Ary Abittan derweil hat damit zu kämpfen, dass de Chauverons Skript keine konstante Stimme für den Grenzpolizisten findet: Er ist ein als clever geltender, doppelmoralischer Charmeur, der seine Beziehung leichtsinnig aufs Spiel setzt und der kurz vor einer Beförderung steht, aber von einer Dummheit in die nächste stolpert. Abittan gelingt es trotzdem, dieser Rolle mit einem gewinnenden Strahlemannlächeln und präzisem komödiantischen Timing humorigen Pepp zu verleihen. Wenn Abittan zum Opfer einer Verwechslung und selber für einen Flüchtling gehalten wird, schrammt de Chauveron auch kurzzeitig die politischen Implikationen seines Themas und führt vor, was Flüchtlinge so durchmachen – trotzdem lässt der Regisseur zu keinem Zeitpunkt Zweifel daran aufkommen, einfach nur unterhalten zu wollen. Viel mehr dreht er die Gagquote weiter auf – zumindest bis zum Finale. Die letzten Minuten plätschern einfach nur aus, und spitzfindige Zuschauer werden ihm für die Schlusspointe erneut Doppelmoral attestieren.

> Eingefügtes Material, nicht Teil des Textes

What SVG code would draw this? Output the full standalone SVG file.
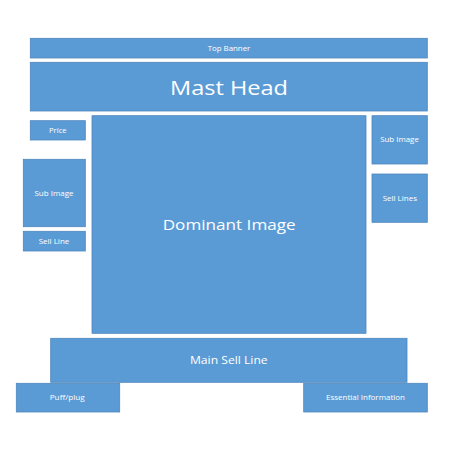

Gemeinhin ist «Alles außer Kontrolle!» aber de Chauverons spritzigere und launigere Regiearbeit – auch wenn sie längst nicht so zielsicher (und kontroverserweise) den Zeitgeist trifft wie der konzeptuell leichter zu verkaufende «Monsieur Claude und seine Töchter».
Fazit: Nach einigen Startproblemen wandelt sich «Alles unter Kontrolle!» zu einem flotten Chaosspaß.
«Alles unter Kontrolle!» ist ab dem 20. April 2017 in ausgewählten deutschen Kinos zu sehen.